We believe hybrid AI is the enterprise base case — i.e., keep data in place and move intelligence to it.
Today, most high‑visibility AI runs in public clouds and neo‑clouds (e.g., CoreWeave); hybrid enables inference, fine‑tuning, and RAG/agent proximity to governed data for latency, cost, and compliance.
Starburst is an example of a firm that provides governed, federated access to data where it lives (Trino), avoiding mass ETL and re‑platforming.
Dell Lakehouse (powered by Starburst) plus Dell AI Factory with NVIDIA forms a validated on‑prem pattern, with burst lanes to cloud/neo‑cloud for training spikes.
NVIDIA leads on ecosystem/software; AMD — and eventually Intel — offer credible alternatives as buyers tune TCO and diversify supply chains; specialists (Groq, Cerebras, etc.) fit specific SLA niches.
Consistent with our Jamie Dimon vs. Sam Altman thesis, proprietary enterprise context is the real moat; hybrid AI operationalizes that advantage.
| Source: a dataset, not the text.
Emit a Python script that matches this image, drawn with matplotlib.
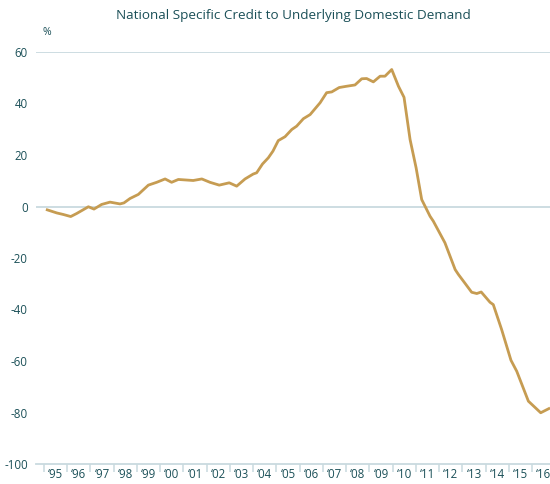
import matplotlib
matplotlib.use("Agg")
import matplotlib.pyplot as plt
import numpy as np

# data (decimal year, %)
years = [1995.14, 1995.55, 1995.83, 1996.15, 1996.41, 1996.91, 1997.15, 1997.48,
         1997.84, 1998.27, 1998.44, 1998.70, 1999.06, 1999.49, 1999.85, 2000.21,
         2000.49, 2000.78, 2001.42, 2001.79, 2002.14, 2002.54, 2002.97, 2003.29,
         2003.65, 2004.00, 2004.15, 2004.40, 2004.65, 2004.85, 2005.08, 2005.37,
         2005.66, 2005.87, 2006.16, 2006.45, 2006.88, 2007.16, 2007.38, 2007.70,
         2008.02, 2008.38, 2008.67, 2008.88, 2009.17, 2009.46, 2009.67, 2009.96,
         2010.25, 2010.49, 2010.75, 2011.01, 2011.25, 2011.61, 2011.75, 2012.25,
         2012.69, 2012.83, 2013.12, 2013.40, 2013.62, 2013.81, 2014.19, 2014.33,
         2014.69, 2015.09, 2015.34, 2015.84, 2016.37, 2016.72]
credit = [-1.3, -2.5, -3.1, -3.9, -2.7, -0.1, -1.0, 0.8,
          1.7, 1.0, 1.4, 3.1, 4.7, 8.3, 9.4, 10.7,
          9.4, 10.5, 10.1, 10.7, 9.4, 8.3, 9.2, 7.9,
          10.7, 12.6, 13.1, 16.5, 18.9, 21.5, 25.6, 27.1,
          29.9, 31.2, 34.1, 35.7, 40.3, 44.2, 44.5, 46.2,
          46.7, 47.2, 49.6, 49.7, 48.4, 50.6, 50.6, 53.2,
          46.7, 42.4, 26.0, 15.0, 2.7, -3.8, -5.7, -14.1,
          -24.5, -26.4, -29.9, -33.3, -33.8, -33.2, -37.2, -38.1,
          -47.8, -59.7, -64.0, -75.6, -80.1, -78.5]

year_ticks = list(range(1995, 2017))
year_labels = ["\u2018%02d" % (y % 100) for y in year_ticks]
y_ticks = [60, 40, 20, 0, -20, -40, -60, -80, -100]

TEAL = "#1b5058"
GRID = "#c9dadf"
GOLD = "#c69c52"

plt.rcParams["font.family"] = ["Open Sans", "DejaVu Sans"]

fig = plt.figure(figsize=(5.5, 4.84), dpi=100)
ax = fig.add_axes([36 / 550, 20 / 484, 1 - 36 / 550, 412 / 484])

ax.plot(years, credit, color=GOLD, lw=2.0, solid_joinstyle="round", zorder=3)

ax.axhline(0, color=GRID, lw=1.3, zorder=1)
ax.axhline(60, color=GRID, lw=1.3, zorder=1)

ax.set_xlim(1994.656, 2016.77)
ax.set_ylim(-100, 60)

for s in ["top", "right", "left"]:
    ax.spines[s].set_visible(False)
ax.spines["bottom"].set_color(GRID)
ax.spines["bottom"].set_linewidth(1.3)

# tick marks at year boundaries, labels centred in each year
ax.set_xticks(year_ticks)
ax.set_xticklabels([])
ax.set_xticks([y + 0.5 for y in year_ticks], minor=True)
ax.set_xticklabels(year_labels, minor=True)
ax.tick_params(axis="x", which="major", length=6, width=1.1, color=GRID, direction="out")
ax.tick_params(axis="x", which="minor", length=0, pad=3, labelsize=8.3, labelcolor=TEAL)

ax.set_yticks(y_ticks)
ax.set_yticklabels([str(v) for v in y_ticks])
ax.tick_params(axis="y", length=0, pad=6, labelsize=8.3, labelcolor=TEAL)

fig.text(47 / 550, 1 - 33 / 484, "%", color=TEAL, fontsize=7.5, ha="center", va="center")
fig.text(293 / 550, 1 - 16 / 484, "National Specific Credit to Underlying Domestic Demand",
         color=TEAL, fontsize=9.7, ha="center", va="center")

fig.savefig("out.png", dpi=100)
Watch the full conversation with Justin Borgman

We believe the next phase of enterprise AI won’t be decided in a hyperscale region. It will be decided inside regulated data estates — banks first, then other regulated industries and eventually mainstream enterprises — where intelligence moves to the data rather than the other way around. Today, most headline AI activity still occurs in public clouds and in neo‑clouds such as CoreWeave (backed by NVIDIA, with Dell as a major supplier). That won’t change overnight. But our research indicates that inference, fine-tuning, retrieval‑augmented generation (RAG), and agentic workflows will land on‑prem and hybrid for reasons that are practical, not ideological – i.e., governance, latency, and unit economics.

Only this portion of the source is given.